In response to each kind of damage, videos show the plants lighting up as calcium flows from the site of damage to other leaves. The signal moved quickly, about one millimeter per second. That's just a fraction of the speed of animal nerve impulses, but it's lightning fast in the plant world — quick enough to spread out to other leaves in just a couple minutes. It took just a few more minutes for defence-related hormone levels to spike in distant leaves. These defence hormones help prepare the plant for future threats by, for example, increasing the levels of noxious chemicals to ward off predators.
Previous research by Swiss scientist Ted Farmer has demonstrated that defence-related electrical signals depended on receptors for glutamate, an amino acid that is a major neurotransmitter in animals and also common in plants. Farmer showed that mutant plants missing glutamate receptors also lost their electrical responses to threats. So Toyota and Gilroy looked at the flow of calcium during wounding in these mutant plants.
"Lo and behold, the mutants that knock out the electrical signaling completely knock out the calcium signaling as well," says Gilroy.
Where normal plants blaze brightly with fluorescent calcium waves during wounding, videos show the mutant plants barely sputtering marginal flashes of light. These results suggest that glutamate spilling out from wound sites triggers the burst in calcium that spreads across the plant.
The study connects decades of research that has revealed how plants, often seen as inert, dynamically respond to threats by preparing distant tissues to deal with future attacks.
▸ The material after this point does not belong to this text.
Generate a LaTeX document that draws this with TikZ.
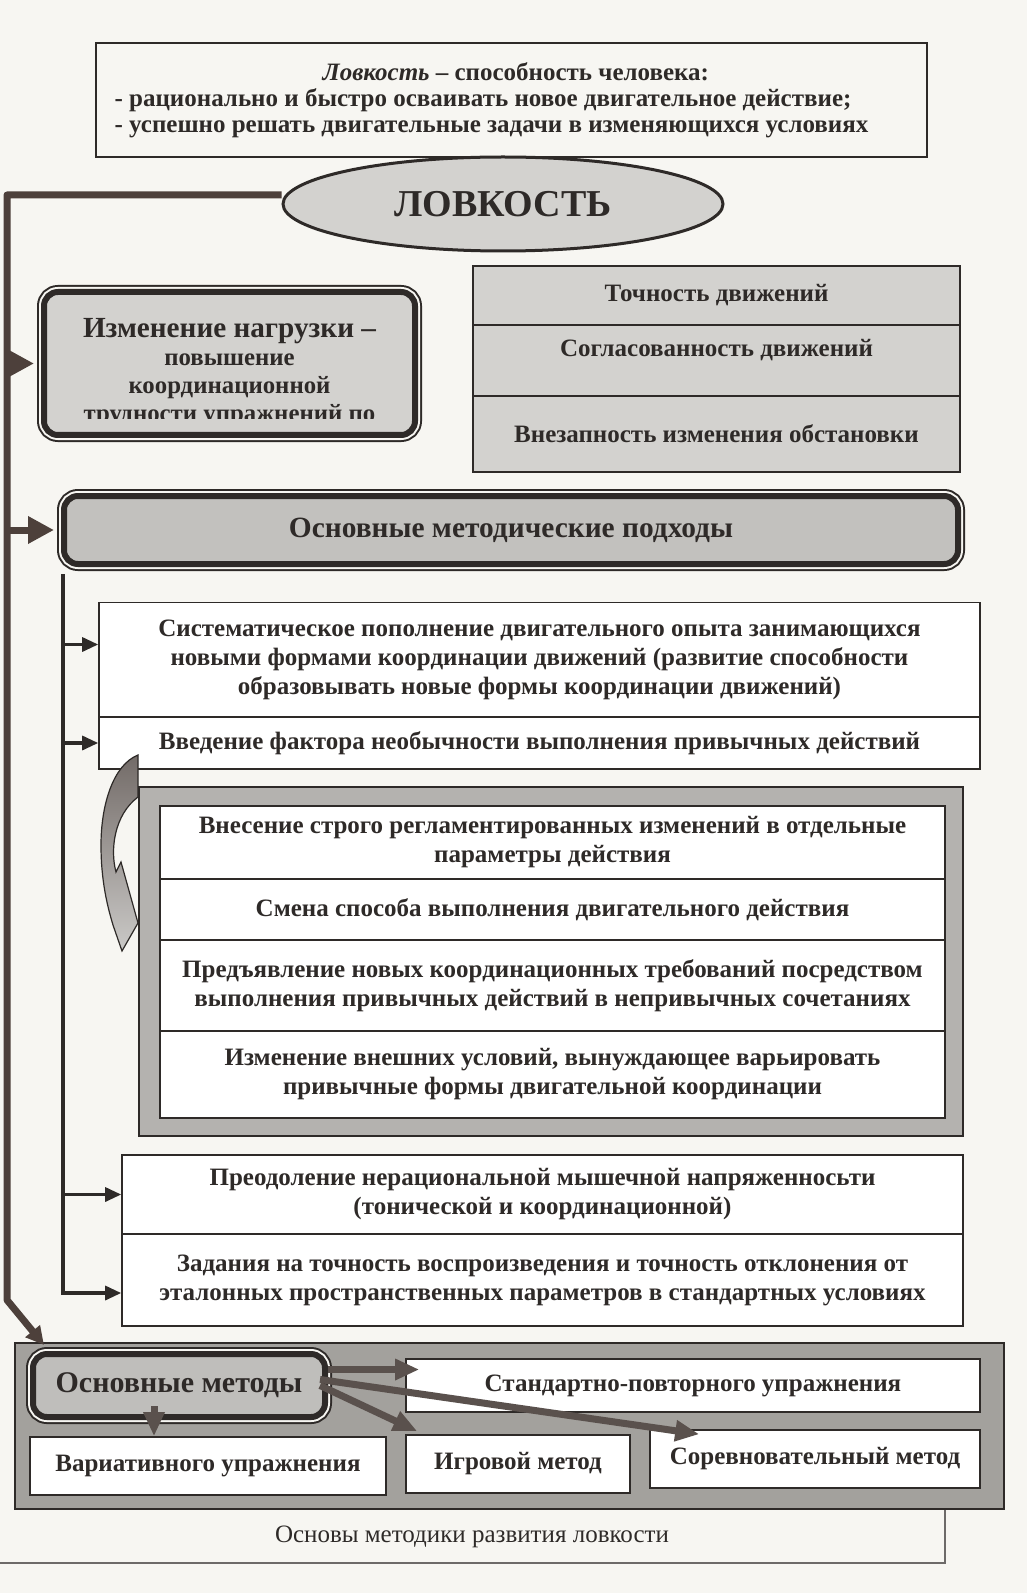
\documentclass[tikz,border=0pt]{standalone}
\usepackage{fontspec}
\setmainfont{Liberation Serif}
\usetikzlibrary{shapes.geometric, arrows.meta, positioning, calc}
\definecolor{ink}{HTML}{2E2A28}
\definecolor{trunkc}{HTML}{4D403B}
\definecolor{paper}{HTML}{F7F6F2}
\definecolor{greyA}{HTML}{D3D2CF}
\definecolor{greyB}{HTML}{B4B2AF}
\definecolor{greyC}{HTML}{A3A19D}
\definecolor{arrc}{HTML}{5A514D}

\begin{document}
\begin{tikzpicture}[x=0.5pt, y=-0.5pt,
  every node/.style={inner sep=2pt, text=ink},
  txt/.style={font=\fontsize{12.5}{14.5}\selectfont\bfseries, align=center},
  cell/.style={txt, draw=ink, line width=0.8pt, fill=white},
  shaded/.style={cell, fill=greyA, font=\fontsize{12.5}{14}\selectfont\bfseries},
  roundbox/.style={txt, rounded corners=7pt, fill=greyA,
    preaction={draw=ink, line width=7pt},
    preaction={draw=paper, line width=5pt},
    draw=ink, line width=3pt},
  trunk/.style={draw=trunkc, line width=3.5pt, line join=round},
  trunkarr/.style={trunk, -{Triangle[length=13pt, width=13pt]}},
  endarr/.style={trunk, -{Triangle[length=9pt, width=9pt]}},
  stemline/.style={draw=ink, line width=1.6pt},
  stemarr/.style={stemline, -{Triangle[length=8pt, width=7pt]}},
  marr/.style={draw=arrc, line width=3.5pt, -{Triangle[length=12pt, width=10pt]}},
]
  \useasboundingbox (0,0) rectangle (1027,1593);
  \fill[paper] (0,0) rectangle (1027,1593);

  % definition and title
  \node[cell, fill=paper, minimum width=415.5pt, minimum height=57pt, align=left,
    font=\fontsize{12.5}{13}\selectfont\bfseries] (def) at (511.5,100)
    {\hspace*{104pt}{\itshape Ловкость} -- способность человека:\\
     - рационально и быстро осваивать новое двигательное действие;\\
     - успешно решать двигательные задачи в изменяющихся условиях\hspace*{20pt}};
  \node[ellipse, draw=ink, line width=1.5pt, fill=greyA, inner sep=0pt,
    minimum width=220pt, minimum height=47pt,
    font=\fontsize{19}{20}\selectfont\bfseries] (main) at (503,204) {ЛОВКОСТЬ};

  % load box, its text is cut by the frame
  \node[roundbox, minimum width=185.5pt, minimum height=71.5pt] (load) at (229.5,363.5) {};
  \begin{scope}
    \clip ([xshift=3pt,yshift=-3pt]load.north west) rectangle ([xshift=-3pt,yshift=9.5pt]load.south east);
    \node[txt, font=\fontsize{12.4}{14}\selectfont\bfseries, anchor=north, inner sep=0pt] (loadtxt)
      at ([yshift=-14.5pt]load.north)
      {{\fontsize{14.6}{16}\selectfont Изменение нагрузки --}\\повышение\\координационной\\трудности упражнений по};
  \end{scope}

  % traits
  \node[shaded, minimum width=243.5pt, minimum height=29.5pt] (t1) at (716.5,295.5) {Точность движений};
  \node[shaded, minimum width=243.5pt, minimum height=35.5pt, text depth=13pt] (t2) at (716.5,360.5) {Согласованность движений};
  \node[shaded, minimum width=243.5pt, minimum height=38pt] (t3) at (716.5,434) {Внезапность изменения обстановки};

  % approaches
  \node[roundbox, fill=greyA!92!black, minimum width=447pt, minimum height=34pt,
    font=\fontsize{14.7}{16}\selectfont\bfseries] (approach) at (511,530) {Основные методические подходы};

  \node[cell, minimum width=440.5pt, minimum height=57pt] (r1a) at (539.5,659.5)
    {Систематическое пополнение двигательного опыта занимающихся\\
     новыми формами координации движений (развитие способности\\
     образовывать новые формы координации движений)};
  \node[cell, minimum width=440.5pt, minimum height=26pt] (r1b) at (539.5,743)
    {Введение фактора необычности выполнения привычных действий};

  % curved arrow into the frame
  \draw[ink, line width=0.6pt, top color=arrc!85, bottom color=greyB!70]
    (138,755) .. controls (113,765) and (101,805) .. (101,845)
    .. controls (101,880) and (107,905) .. (113,925) -- (122,951) -- (138,923)
    -- (121,862) -- (116,872) .. controls (110,850) and (114,815) .. (138,797) -- cycle;

  \node[draw=ink, line width=0.6pt, fill=greyB, minimum width=412pt, minimum height=174.5pt] (frame) at (551,961.5) {};
  \node[cell, minimum width=392.5pt, minimum height=36.5pt] (r2a) at (552.5,842.5)
    {Внесение строго регламентированных изменений в отдельные\\параметры действия};
  \node[cell, minimum width=392.5pt, minimum height=30.5pt] (r2b) at (552.5,909.5)
    {Смена способа выполнения двигательного действия};
  \node[cell, minimum width=392.5pt, minimum height=45.5pt] (r2c) at (552.5,985.5)
    {Предъявление новых координационных требований посредством\\
     выполнения привычных действий в непривычных сочетаниях};
  \node[cell, minimum width=392.5pt, minimum height=43.5pt] (r2d) at (552.5,1074.5)
    {Изменение внешних условий, вынуждающее варьировать\\привычные формы двигательной координации};

  \node[cell, minimum width=420.5pt, minimum height=39.5pt] (r3a) at (542.5,1194.5)
    {Преодоление нерациональной мышечной напряженносьти\\(тонической и координационной)};
  \node[cell, minimum width=420.5pt, minimum height=46pt] (r3b) at (542.5,1280)
    {Задания на точность воспроизведения и точность отклонения от\\
     эталонных пространственных параметров в стандартных условиях};

  % methods
  \node[draw=ink, line width=0.8pt, fill=greyC, minimum width=494.5pt, minimum height=83pt] (panel) at (509.5,1426) {};
  \node[roundbox, fill=greyB!85, minimum width=146pt, minimum height=31.5pt,
    font=\fontsize{15}{16}\selectfont\bfseries] (methods) at (179,1385.5) {Основные методы};
  \node[shaded, fill=white, minimum width=287pt, minimum height=26.5pt] (std) at (693,1385.5) {Стандартно-повторного упражнения};
  \node[shaded, fill=white, minimum width=178pt, minimum height=29pt] (var) at (208,1466) {Вариативного упражнения};
  \node[shaded, fill=white, minimum width=112pt, minimum height=29pt] (game) at (518,1464) {Игровой метод};
  \node[shaded, fill=white, minimum width=165pt, minimum height=29pt] (comp) at (815,1459) {Соревновательный метод};

  \node[font=\fontsize{12.5}{13}\selectfont] (cap) at (472,1537) {Основы методики развития ловкости};
  \coordinate (cr) at (945,1563);
  \coordinate (cl) at (0,1563);
  \draw[ink!70, line width=0.6pt] (cr |- panel.south) -- (cr) -- (cl);

  % trunk on the left
  \coordinate (tl) at (7,195);
  \coordinate (tb) at (7,1300);
  \draw[endarr] (main.west |- tl) -- (tl) -- (tb) -- ([xshift=7pt,yshift=3pt]methods.north west);
  \draw[trunkarr] (tl |- load.west) -- ([xshift=-3.5pt]load.west);
  \draw[trunkarr] (tl |- approach.west) -- ([xshift=-3.5pt]approach.west);

  % stem under the approaches
  \coordinate (sx) at (63,0);
  \coordinate (a1) at ([yshift=7.5pt]r1a.west);
  \coordinate (a4) at ([yshift=-6.5pt]r3b.west);
  \draw[stemarr] ([yshift=-3.5pt]approach.south -| sx) |- (a4);
  \draw[stemarr] (sx |- a1) -- (a1);
  \draw[stemarr] (sx |- r1b.west) -- (r1b.west);
  \draw[stemarr] (sx |- r3a.west) -- (r3a.west);

  % arrows of the methods
  \coordinate (mdown) at ([xshift=-12.5pt]methods.south);
  \draw[marr] ([yshift=7pt]mdown) -- (mdown |- var.north);
  \draw[marr] ([yshift=8pt]methods.east) -- ([xshift=7pt,yshift=8pt]std.west);
  \draw[marr] ([xshift=-4pt]methods.east) -- ([xshift=6pt,yshift=1.5pt]game.north west);
  \draw[marr] ([xshift=-4pt,yshift=3pt]methods.east) -- ([xshift=25pt,yshift=-2.5pt]comp.north west);
\end{tikzpicture}
\end{document}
Glutamate leads to calcium leads to defence hormones and altered growth and biochemistry, all without a nervous system.
Gilroy says that in addition to helping tie all these pieces together, the videos help him visualise the flurry of activity within plants that's normally invisible.
"Without the imaging and seeing it all play out in front of you, it never really got driven home -- man, this stuff is fast!" he says.